**Stored data**
+===+

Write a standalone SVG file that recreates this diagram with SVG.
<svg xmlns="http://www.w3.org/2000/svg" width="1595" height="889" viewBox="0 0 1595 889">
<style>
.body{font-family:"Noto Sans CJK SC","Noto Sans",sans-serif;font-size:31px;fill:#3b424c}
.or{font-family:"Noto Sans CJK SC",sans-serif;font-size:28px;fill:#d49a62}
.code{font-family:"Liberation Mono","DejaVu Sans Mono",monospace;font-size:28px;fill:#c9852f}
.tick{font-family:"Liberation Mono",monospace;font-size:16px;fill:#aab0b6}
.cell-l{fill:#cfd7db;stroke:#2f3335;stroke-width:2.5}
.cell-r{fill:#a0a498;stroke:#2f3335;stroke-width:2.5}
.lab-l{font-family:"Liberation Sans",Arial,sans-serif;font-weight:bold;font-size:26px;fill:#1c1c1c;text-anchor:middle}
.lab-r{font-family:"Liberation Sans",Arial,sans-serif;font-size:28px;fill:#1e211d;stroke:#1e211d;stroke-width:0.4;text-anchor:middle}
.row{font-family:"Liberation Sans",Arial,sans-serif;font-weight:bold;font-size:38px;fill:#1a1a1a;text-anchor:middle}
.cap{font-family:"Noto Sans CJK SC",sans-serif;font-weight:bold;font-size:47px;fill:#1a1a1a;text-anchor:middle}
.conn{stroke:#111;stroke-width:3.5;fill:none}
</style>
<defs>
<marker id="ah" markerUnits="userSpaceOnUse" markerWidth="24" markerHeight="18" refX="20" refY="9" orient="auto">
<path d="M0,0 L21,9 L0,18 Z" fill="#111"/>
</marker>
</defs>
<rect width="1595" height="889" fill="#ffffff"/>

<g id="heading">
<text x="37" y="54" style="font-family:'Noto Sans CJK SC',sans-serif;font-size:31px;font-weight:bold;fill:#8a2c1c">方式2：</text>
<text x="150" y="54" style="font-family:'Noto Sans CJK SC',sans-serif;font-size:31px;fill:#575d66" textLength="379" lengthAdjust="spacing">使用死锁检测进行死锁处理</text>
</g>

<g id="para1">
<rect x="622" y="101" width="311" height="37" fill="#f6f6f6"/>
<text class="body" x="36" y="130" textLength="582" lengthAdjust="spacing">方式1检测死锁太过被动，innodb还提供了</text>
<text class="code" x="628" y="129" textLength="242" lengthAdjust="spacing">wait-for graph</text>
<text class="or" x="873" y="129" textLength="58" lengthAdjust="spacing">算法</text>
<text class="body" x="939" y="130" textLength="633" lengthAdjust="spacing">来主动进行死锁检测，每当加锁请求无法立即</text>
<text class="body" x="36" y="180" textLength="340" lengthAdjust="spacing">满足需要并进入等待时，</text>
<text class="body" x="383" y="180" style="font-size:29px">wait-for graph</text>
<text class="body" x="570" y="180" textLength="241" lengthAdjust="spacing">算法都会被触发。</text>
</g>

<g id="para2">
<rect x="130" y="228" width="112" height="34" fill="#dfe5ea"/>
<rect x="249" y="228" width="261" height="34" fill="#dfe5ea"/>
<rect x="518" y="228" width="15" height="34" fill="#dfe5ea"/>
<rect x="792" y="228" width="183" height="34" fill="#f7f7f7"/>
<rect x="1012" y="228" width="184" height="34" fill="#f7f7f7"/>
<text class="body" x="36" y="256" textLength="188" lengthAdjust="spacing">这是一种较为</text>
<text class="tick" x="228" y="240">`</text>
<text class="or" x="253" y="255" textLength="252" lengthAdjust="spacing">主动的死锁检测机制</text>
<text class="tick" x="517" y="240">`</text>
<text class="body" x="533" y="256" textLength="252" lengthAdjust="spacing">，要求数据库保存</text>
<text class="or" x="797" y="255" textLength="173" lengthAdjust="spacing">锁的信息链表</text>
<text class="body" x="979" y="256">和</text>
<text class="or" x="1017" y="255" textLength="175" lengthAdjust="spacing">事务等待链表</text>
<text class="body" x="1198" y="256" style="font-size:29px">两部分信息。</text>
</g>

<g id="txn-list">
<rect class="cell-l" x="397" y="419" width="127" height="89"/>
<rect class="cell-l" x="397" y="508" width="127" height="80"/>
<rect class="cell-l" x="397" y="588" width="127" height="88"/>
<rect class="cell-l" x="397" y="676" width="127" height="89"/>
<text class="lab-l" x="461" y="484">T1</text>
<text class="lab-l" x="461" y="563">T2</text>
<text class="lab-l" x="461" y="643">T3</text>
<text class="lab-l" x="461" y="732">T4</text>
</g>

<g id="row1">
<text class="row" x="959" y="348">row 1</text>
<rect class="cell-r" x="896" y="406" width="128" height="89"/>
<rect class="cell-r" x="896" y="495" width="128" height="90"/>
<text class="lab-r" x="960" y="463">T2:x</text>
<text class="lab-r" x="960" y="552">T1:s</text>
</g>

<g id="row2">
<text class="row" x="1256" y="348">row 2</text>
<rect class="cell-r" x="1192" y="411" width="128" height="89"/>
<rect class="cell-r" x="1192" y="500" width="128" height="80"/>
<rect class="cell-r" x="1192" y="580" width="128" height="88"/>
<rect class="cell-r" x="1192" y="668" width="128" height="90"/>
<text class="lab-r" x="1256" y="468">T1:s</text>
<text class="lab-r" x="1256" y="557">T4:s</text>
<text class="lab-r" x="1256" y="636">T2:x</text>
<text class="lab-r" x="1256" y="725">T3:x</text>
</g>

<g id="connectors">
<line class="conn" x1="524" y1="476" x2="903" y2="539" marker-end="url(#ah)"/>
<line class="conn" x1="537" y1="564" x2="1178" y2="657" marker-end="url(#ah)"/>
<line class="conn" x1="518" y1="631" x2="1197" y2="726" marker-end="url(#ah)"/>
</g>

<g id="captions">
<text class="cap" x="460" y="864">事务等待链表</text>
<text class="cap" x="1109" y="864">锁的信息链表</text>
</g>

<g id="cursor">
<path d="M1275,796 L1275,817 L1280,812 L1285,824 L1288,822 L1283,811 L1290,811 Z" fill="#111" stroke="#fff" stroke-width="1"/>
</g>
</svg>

+===+

Each line of the listing should be echoed back exactly.

**Response**
Write a standalone SVG file that recreates this diagram with SVG.
<svg xmlns="http://www.w3.org/2000/svg" width="1595" height="889" viewBox="0 0 1595 889">
<style>
.body{font-family:"Noto Sans CJK SC","Noto Sans",sans-serif;font-size:31px;fill:#3b424c}
.or{font-family:"Noto Sans CJK SC",sans-serif;font-size:28px;fill:#d49a62}
.code{font-family:"Liberation Mono","DejaVu Sans Mono",monospace;font-size:28px;fill:#c9852f}
.tick{font-family:"Liberation Mono",monospace;font-size:16px;fill:#aab0b6}
.cell-l{fill:#cfd7db;stroke:#2f3335;stroke-width:2.5}
.cell-r{fill:#a0a498;stroke:#2f3335;stroke-width:2.5}
.lab-l{font-family:"Liberation Sans",Arial,sans-serif;font-weight:bold;font-size:26px;fill:#1c1c1c;text-anchor:middle}
.lab-r{font-family:"Liberation Sans",Arial,sans-serif;font-size:28px;fill:#1e211d;stroke:#1e211d;stroke-width:0.4;text-anchor:middle}
.row{font-family:"Liberation Sans",Arial,sans-serif;font-weight:bold;font-size:38px;fill:#1a1a1a;text-anchor:middle}
.cap{font-family:"Noto Sans CJK SC",sans-serif;font-weight:bold;font-size:47px;fill:#1a1a1a;text-anchor:middle}
.conn{stroke:#111;stroke-width:3.5;fill:none}
</style>
<defs>
<marker id="ah" markerUnits="userSpaceOnUse" markerWidth="24" markerHeight="18" refX="20" refY="9" orient="auto">
<path d="M0,0 L21,9 L0,18 Z" fill="#111"/>
</marker>
</defs>
<rect width="1595" height="889" fill="#ffffff"/>

<g id="heading">
<text x="37" y="54" style="font-family:'Noto Sans CJK SC',sans-serif;font-size:31px;font-weight:bold;fill:#8a2c1c">方式2：</text>
<text x="150" y="54" style="font-family:'Noto Sans CJK SC',sans-serif;font-size:31px;fill:#575d66" textLength="379" lengthAdjust="spacing">使用死锁检测进行死锁处理</text>
</g>

<g id="para1">
<rect x="622" y="101" width="311" height="37" fill="#f6f6f6"/>
<text class="body" x="36" y="130" textLength="582" lengthAdjust="spacing">方式1检测死锁太过被动，innodb还提供了</text>
<text class="code" x="628" y="129" textLength="242" lengthAdjust="spacing">wait-for graph</text>
<text class="or" x="873" y="129" textLength="58" lengthAdjust="spacing">算法</text>
<text class="body" x="939" y="130" textLength="633" lengthAdjust="spacing">来主动进行死锁检测，每当加锁请求无法立即</text>
<text class="body" x="36" y="180" textLength="340" lengthAdjust="spacing">满足需要并进入等待时，</text>
<text class="body" x="383" y="180" style="font-size:29px">wait-for graph</text>
<text class="body" x="570" y="180" textLength="241" lengthAdjust="spacing">算法都会被触发。</text>
</g>

<g id="para2">
<rect x="130" y="228" width="112" height="34" fill="#dfe5ea"/>
<rect x="249" y="228" width="261" height="34" fill="#dfe5ea"/>
<rect x="518" y="228" width="15" height="34" fill="#dfe5ea"/>
<rect x="792" y="228" width="183" height="34" fill="#f7f7f7"/>
<rect x="1012" y="228" width="184" height="34" fill="#f7f7f7"/>
<text class="body" x="36" y="256" textLength="188" lengthAdjust="spacing">这是一种较为</text>
<text class="tick" x="228" y="240">`</text>
<text class="or" x="253" y="255" textLength="252" lengthAdjust="spacing">主动的死锁检测机制</text>
<text class="tick" x="517" y="240">`</text>
<text class="body" x="533" y="256" textLength="252" lengthAdjust="spacing">，要求数据库保存</text>
<text class="or" x="797" y="255" textLength="173" lengthAdjust="spacing">锁的信息链表</text>
<text class="body" x="979" y="256">和</text>
<text class="or" x="1017" y="255" textLength="175" lengthAdjust="spacing">事务等待链表</text>
<text class="body" x="1198" y="256" style="font-size:29px">两部分信息。</text>
</g>

<g id="txn-list">
<rect class="cell-l" x="397" y="419" width="127" height="89"/>
<rect class="cell-l" x="397" y="508" width="127" height="80"/>
<rect class="cell-l" x="397" y="588" width="127" height="88"/>
<rect class="cell-l" x="397" y="676" width="127" height="89"/>
<text class="lab-l" x="461" y="484">T1</text>
<text class="lab-l" x="461" y="563">T2</text>
<text class="lab-l" x="461" y="643">T3</text>
<text class="lab-l" x="461" y="732">T4</text>
</g>

<g id="row1">
<text class="row" x="959" y="348">row 1</text>
<rect class="cell-r" x="896" y="406" width="128" height="89"/>
<rect class="cell-r" x="896" y="495" width="128" height="90"/>
<text class="lab-r" x="960" y="463">T2:x</text>
<text class="lab-r" x="960" y="552">T1:s</text>
</g>

<g id="row2">
<text class="row" x="1256" y="348">row 2</text>
<rect class="cell-r" x="1192" y="411" width="128" height="89"/>
<rect class="cell-r" x="1192" y="500" width="128" height="80"/>
<rect class="cell-r" x="1192" y="580" width="128" height="88"/>
<rect class="cell-r" x="1192" y="668" width="128" height="90"/>
<text class="lab-r" x="1256" y="468">T1:s</text>
<text class="lab-r" x="1256" y="557">T4:s</text>
<text class="lab-r" x="1256" y="636">T2:x</text>
<text class="lab-r" x="1256" y="725">T3:x</text>
</g>

<g id="connectors">
<line class="conn" x1="524" y1="476" x2="903" y2="539" marker-end="url(#ah)"/>
<line class="conn" x1="537" y1="564" x2="1178" y2="657" marker-end="url(#ah)"/>
<line class="conn" x1="518" y1="631" x2="1197" y2="726" marker-end="url(#ah)"/>
</g>

<g id="captions">
<text class="cap" x="460" y="864">事务等待链表</text>
<text class="cap" x="1109" y="864">锁的信息链表</text>
</g>

<g id="cursor">
<path d="M1275,796 L1275,817 L1280,812 L1285,824 L1288,822 L1283,811 L1290,811 Z" fill="#111" stroke="#fff" stroke-width="1"/>
</g>
</svg>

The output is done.